Beams searching their way into the trees picked out the browns, the golds, the greens, and the greys of the season.
while dog walkers shared the bracken coated moors with browsing ponies.
Sunlight slashed the road skirting Holmsley on the way to Burley.
I am no good at cars, so I cannot identify either the old or the new models passing each other here. No doubt a reader will oblige. (Cue, Barrie). (Barrie responded to his cue and put this on Facebook: ‘As to the cars, the old one is what looks like a bog standard Austin 7 albeit quite an early one (1920s) as it does not have a rear fuel tank. The newer one at first I thought was a Volvo (new cars all look the same to me!) but expanding the picture shows what looks like a round red badge on the grill so I believe it to be some sort of Jaguar, but I stand to be corrected!’)
There are a number of golf courses in the New Forest. As we passed one just outside Burley, I notice both ponies and putters on the green. By the time Jackie had parked the Modus and I had walked back, the golfers were moving on, to another tee on the opposite side of the road. I pointed out to one that a ball lay in the ditch. He thanked me, hooked out the ball with a club, and joined his friends who were surrounded by a similar equine audience.
Undeterred, the sporting trio teed off.
Another group of three ponies dozing on the verge of Burley Street had not moved by the time I returned from a wander down Honey Lane.
The lane, pock-marked by pitted pools, was more hospitable to Land Rovers than to our little car, so Jackie parked up and left me to it.
We took a rest and a late breakfast at The Hyde-Out Cafe. My choice was a Full English, while Jackie’s was fried eggs on toast. That took care of lunch, too.
There were warning signs informing drivers that pigs were roaming free, but just beyond Gorley it was a cyclist who hogged the centre of the road.
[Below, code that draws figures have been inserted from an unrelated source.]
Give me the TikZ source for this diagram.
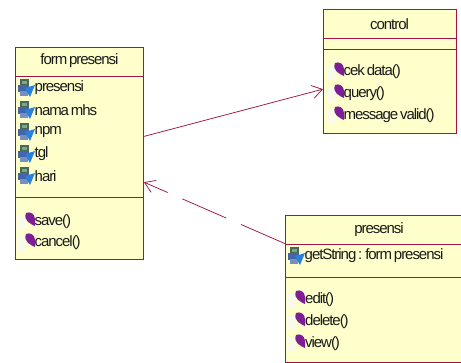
\documentclass[tikz,border=0pt]{standalone}
\usepackage{fontspec}
\setmainfont[LetterSpace=-7,WordSpace=0.6]{Liberation Sans}
\usetikzlibrary{arrows.meta,calc}
\definecolor{umlline}{RGB}{160,20,70}
\definecolor{umlfill}{RGB}{255,255,204}
\definecolor{icondark}{RGB}{70,105,90}
\definecolor{iconscreen}{RGB}{125,170,125}
\definecolor{iconsteel}{RGB}{70,100,170}
\definecolor{iconblue}{RGB}{40,130,220}
\definecolor{iconpale}{RGB}{115,145,195}
\definecolor{iconpurple}{RGB}{125,30,150}
\definecolor{iconhalo}{RGB}{250,250,235}
\tikzset{
  x=1pt,y=-1pt,
  umlbox/.style={draw=umlline,fill=umlfill,line width=0.9pt,minimum width=#1,inner sep=0pt,anchor=north west},
  sect/.style={draw=umlline,line width=0.8pt},
  lbl/.style={inner sep=0pt,anchor=west,font=\fontsize{15}{16}\selectfont,text=black!90},
  ttl/.style={inner sep=0pt,anchor=center,font=\fontsize{15}{16}\selectfont,text=black!90},
  conn/.style={draw=umlline,line width=0.75pt},
  tipbarb/.style={-{Straight Barb[length=10pt,width=13pt]}},
  pics/attr/.style={code={
    \fill[icondark] (-6,-9) rectangle (3,-2);
    \fill[iconscreen] (-4,-7) rectangle (1,-4);
    \fill[iconsteel] (-8,-3) rectangle (3,4);
    \fill[iconpale] (-6,3) rectangle (2,8);
    \fill[iconblue] (-1,0) -- (9,-3) -- (4,9) -- cycle;
  }},
  pics/oper/.style={code={
    \fill[iconhalo] (-11,-7) rectangle (-3,8);
    \fill[iconpurple] (-3,-9) .. controls (1,-11) and (6,-8) .. (6,-3) .. controls (6,0) and (6,3) .. (6,4) .. controls (2,2) and (-6,-1) .. (-3,-9) -- cycle;
  }},
}
\begin{document}
\begin{tikzpicture}
\useasboundingbox (0,0) rectangle (461,362);
% boxes
\node[umlbox=128pt,minimum height=212pt] (form) at (15,47) {};
\node[umlbox=133pt,minimum height=124pt] (control) at (323,9) {};
\node[umlbox=177pt,minimum height=147pt] (presensi) at (285,215) {};
% compartment rules
\draw[sect] (15,76.5) -- (143,76.5);
\draw[sect] (15,197.5) -- (143,197.5);
\draw[sect] (323,38.5) -- (456,38.5);
\draw[sect] (323,49.5) -- (456,49.5);
\draw[sect] (285,244.5) -- (461,244.5);
\draw[sect] (285,277) -- (461,277);
% titles
\node[ttl] (t1) at (79.5,61) {form presensi};
\node[ttl] (t2) at (389.5,24) {control};
\node[ttl] (t3) at (379,229.5) {presensi};
% attributes
\foreach \y/\t/\n in {88/presensi/a1,110/nama mhs/a2,132/npm/a3,154/tgl/a4,176/hari/a5}{
  \pic at (26,\y) {attr};
  \node[lbl] (\n) at (34.5,\y) {\t};
}
\pic at (296,256) {attr};
\node[lbl] (a6) at (304.5,256) {getString : form presensi};
% operations
\foreach \y/\t/\n in {222/save()/o1,243/cancel()/o2}{
  \pic at (29,\y) {oper};
  \node[lbl] (\n) at (34.5,\y) {\t};
}
\foreach \y/\t/\n in {72/cek data()/o3,94/query()/o4,116/message valid()/o5}{
  \pic at (338,\y) {oper};
  \node[lbl] (\n) at (343.5,\y) {\t};
}
\foreach \y/\t/\n in {300/edit()/o6,322/delete()/o7,344/view()/o8}{
  \pic at (299,\y) {oper};
  \node[lbl] (\n) at (305,\y) {\t};
}
% connectors
\draw[conn,tipbarb] (form) -- (control);
\draw[conn,tipbarb,dash pattern=on 48pt off 16pt] (presensi.153.8) -- (form.-24.7);
\end{tikzpicture}
\end{document}
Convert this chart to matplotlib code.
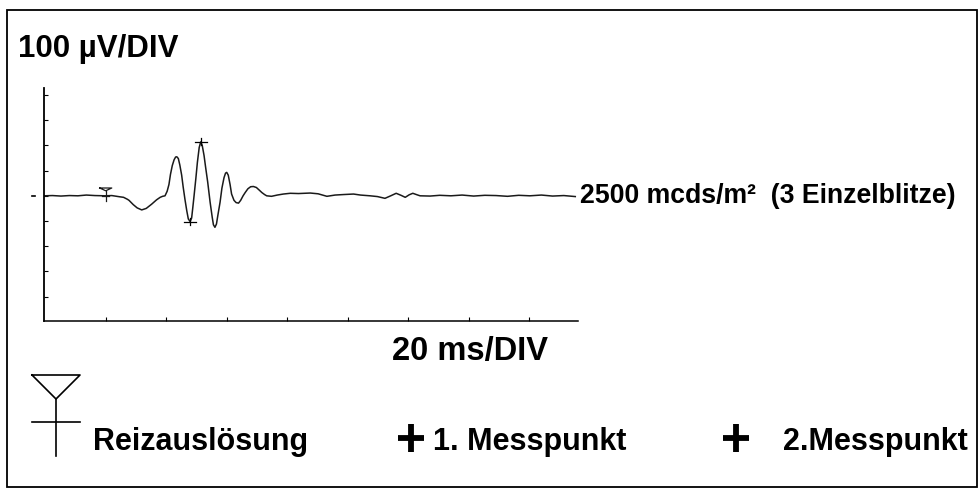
import matplotlib.pyplot as plt
from matplotlib.lines import Line2D
from matplotlib.patches import Rectangle
import matplotlib.transforms as mtransforms

plt.rcParams['font.family'] = ['Liberation Sans', 'DejaVu Sans']

# ERG trace: time in ms, amplitude in microvolt
t_ms = [-0.4, 2.4, 5.2, 8.0, 10.8, 13.6, 16.4, 19.8, 22.0, 24.7, 25.9, 27.2, 27.7,
        29.1, 30.4, 31.9, 33.4, 35.2, 36.8, 38.0, 38.8, 39.6, 40.3, 40.9, 41.4,
        42.0, 42.6, 43.1, 43.5, 44.0, 44.5, 45.1, 45.6, 46.2, 46.8, 47.3, 47.9,
        48.4, 48.8, 49.2, 49.8, 50.3, 50.9, 51.4, 51.9, 52.5, 53.0, 53.7, 54.5,
        55.2, 55.6, 56.1, 56.6, 57.1, 57.8, 58.4, 59.1, 59.6, 60.0, 60.5, 61.1,
        61.6, 62.4, 63.1, 63.9, 64.6, 65.4, 66.1, 67.0, 67.9, 68.8, 69.8, 70.8,
        71.6, 72.5, 73.2, 74.8, 76.7, 78.7, 81.0, 83.7, 87.6, 90.2, 93.1, 95.8,
        98.6, 101.9, 104.2, 107.4, 109.8, 112.3, 114.2, 116.0, 117.6, 119.0, 120.3,
        121.5, 122.9, 123.9, 127.2, 130.4, 134.1, 137.8, 141.6, 145.3, 149.0, 152.8,
        156.5, 160.2, 164.0, 167.7, 171.4, 175.2]
amp_uv = [0, 1, -1, 1, 0, 3, 1, 0, 1, -4, -6, -14, -18,
          -35, -48, -56, -50, -33, -16, -6, -2, 0, 18, 45, 85,
          120, 143, 154, 155, 148, 122, 82, 35, -15, -60, -92, -102,
          -88, -45, 0, 70, 133, 192, 214, 200, 160, 115, 55, -25,
          -85, -115, -125, -112, -75, -25, 30, 72, 90, 93, 82, 45,
          7, -18, -27, -29, -18, 0, 13, 28, 36, 37, 33, 22,
          13, 5, 0, -2, 3, 7, 10, 9, 11, 8, -2, 3,
          5, 7, 3, 0, -3, -10, 0, 10, 2, -6, 4,
          10, 4, 0, -1, 2, 0, 3, -1, 2, 1, -2,
          2, 0, 3, -1, 1, -3]

trigger_ms = 20.0
mess1 = (47.9, -102)
mess2 = (51.4, 214)

y_ticks = [-400, -300, -200, -100, 0, 100, 200, 300, 400]
x_ticks = [20, 40, 60, 80, 100, 120, 140, 160]

W, H = 979, 489
fig = plt.figure(figsize=(W / 100, H / 100), dpi=100)


def fx(px):
    return px / W


def fy(py):
    return 1 - py / H


# outer frame
fig.add_artist(Rectangle((fx(7), fy(488)), fx(977) - fx(7), fy(11) - fy(488),
                         transform=fig.transFigure, fill=False, lw=1.3, ec='black'))

ax = fig.add_axes([fx(44), fy(322), fx(578) - fx(44), fy(89) - fy(322)])
ax.plot(t_ms, amp_uv, color='#1a1a1a', lw=1.1)
ax.set_xlim(-0.4, 176.1)
ax.set_ylim(-497, 428)
for s in ['top', 'right']:
    ax.spines[s].set_visible(False)
ax.spines['left'].set_linewidth(1.3)
ax.spines['bottom'].set_linewidth(1.1)
ax.set_xticks(x_ticks)
ax.set_yticks(y_ticks)
ax.tick_params(direction='in', length=3, width=0.8, labelleft=False, labelbottom=False)

# trigger mark on the trace
tw = 2.0
ax.plot([trigger_ms - tw, trigger_ms + tw, trigger_ms, trigger_ms - tw], [31, 31, 20, 31],
        color='#1a1a1a', lw=0.9)
ax.plot([trigger_ms, trigger_ms], [20, -20], color='#1a1a1a', lw=0.9)
ax.plot([trigger_ms - 1.1, trigger_ms + 1.1], [0, 0], color='#1a1a1a', lw=0.9)

# measuring points
for mx, my in [mess1, mess2]:
    ax.plot([mx - 2.0, mx + 2.0], [my, my], color='black', lw=0.9)
    ax.plot([mx, mx], [my - 14, my + 14], color='black', lw=0.9)

# small dash left of the axis at zero
trans = mtransforms.blended_transform_factory(ax.transAxes, ax.transData)
ax.plot([-0.0225, -0.017], [0, 0], color='black', lw=1.2, transform=trans, clip_on=False)

# texts
fig.text(fx(18), fy(57), '100 µV/DIV', fontsize=22.5, fontweight='bold', va='baseline')
fig.text(fx(392), fy(360), '20 ms/DIV', fontsize=23.5, fontweight='bold', va='baseline')
fig.text(fx(580), fy(203), '2500 mcds/m²  (3 Einzelblitze)', fontsize=19.2,
         fontweight='bold', va='baseline')
fig.text(fx(93), fy(450), 'Reizauslösung', fontsize=22, fontweight='bold', va='baseline')
fig.text(fx(433), fy(450), '1. Messpunkt', fontsize=22, fontweight='bold', va='baseline')
fig.text(fx(783), fy(450), '2.Messpunkt', fontsize=22, fontweight='bold', va='baseline')

# bold plus signs of the legend
for cx in [411, 736]:
    fig.add_artist(Line2D([fx(cx - 13), fx(cx + 13)], [fy(439), fy(439)], lw=4.2,
                          color='black', solid_capstyle='butt', transform=fig.transFigure))
    fig.add_artist(Line2D([fx(cx), fx(cx)], [fy(425), fy(453)], lw=4.2,
                          color='black', solid_capstyle='butt', transform=fig.transFigure))

# trigger symbol of the legend
fig.add_artist(Line2D([fx(32), fx(80), fx(56), fx(32)], [fy(376), fy(376), fy(400), fy(376)],
                      lw=1.2, color='black', transform=fig.transFigure))
fig.add_artist(Line2D([fx(56), fx(56)], [fy(400), fy(457)], lw=1.2, color='black',
                      transform=fig.transFigure))
fig.add_artist(Line2D([fx(32), fx(80)], [fy(423), fy(423)], lw=1.2, color='black',
                      transform=fig.transFigure))

fig.savefig('out.png', dpi=100)
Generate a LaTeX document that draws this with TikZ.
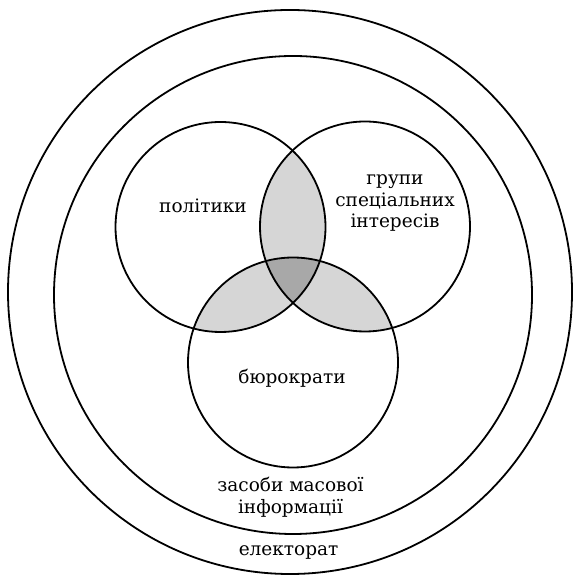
\documentclass[tikz,border=0pt]{standalone}
\usepackage{fontspec}
\setmainfont{DejaVu Serif}
\usetikzlibrary{positioning}

\tikzset{
    ring/.style={draw, circle, line width=1.8pt, inner sep=0pt},
    venn/.style={ring, minimum size=210pt},
    txt/.style={font=\fontsize{18.5}{21.5}\selectfont, align=center, inner sep=1pt},
    lens/.style={fill=black!16},
    core/.style={fill=black!34}
}

\begin{document}
\begin{tikzpicture}[x=1pt, y=1pt]
    \useasboundingbox (0,0) rectangle (573,577);
    % centres of the three groups
    \coordinate (cpol) at (220.5,350);
    \coordinate (cint) at (365,350.5);
    \coordinate (cbur) at (293,214.5);

    % shaded overlaps
    \begin{scope}
        \clip (cpol) circle[radius=105pt];
        \fill[lens] (cint) circle[radius=105pt];
        \fill[lens] (cbur) circle[radius=105pt];
    \end{scope}
    \begin{scope}
        \clip (cint) circle[radius=105pt];
        \fill[lens] (cbur) circle[radius=105pt];
    \end{scope}
    \begin{scope}
        \clip (cpol) circle[radius=105pt];
        \clip (cint) circle[radius=105pt];
        \fill[core] (cbur) circle[radius=105pt];
    \end{scope}

    % circles
    \node[ring, minimum size=564pt] (elect) at (290,285) {};
    \node[ring, minimum size=478pt] (media) at (293,282) {};
    \node[venn] (polit) at (cpol) {};
    \node[venn] (inter) at (cint) {};
    \node[venn] (burok) at (cbur) {};

    % labels
    \node[txt] (tpolit) at (203,371) {політики};
    \node[txt] (tinter) at (395,374) {групи\\спеціальних\\інтересів};
    \node[txt] (tburok) at (292,199) {бюрократи};
    \node[txt] (tmedia) at (290.5,80) {засоби масової\\інформації};
    \node[txt] (telect) at (288.6,25) {електорат};
\end{tikzpicture}
\end{document}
A more sensible female equestrian kept her steed to the edge of it.
Not so a group of donkeys, one of whom held eye contact through our windscreen until the helpful horse nudged it and its friends aside, and continued on its way.
A free Forest pony, sporting Regency style ringlets, observed all this with interest.
As we approached Godshill, a helmeted cyclist employed staccato stop-start attempts to lead his family across a road junction. He alternated between calling them forward and sending them back, as he made the same movements. To our relief, he was eventually successful.
We made our way home via Roger Penny Way, one of the major thoroughfares traversing the forest.
This evening we dined on beefburgers with caramelised onions on a bed of roasted vegetables; mashed potato; carrots, cauliflower, spinach, and Brussels sprouts; followed by Jackie’s tried and tested pumpkin pie with whipped cream that had been bought and paid for. The Culinary Queen drank Hoegaarden, while I quaffed Cono Sur Bicicleta pinot noir 2015.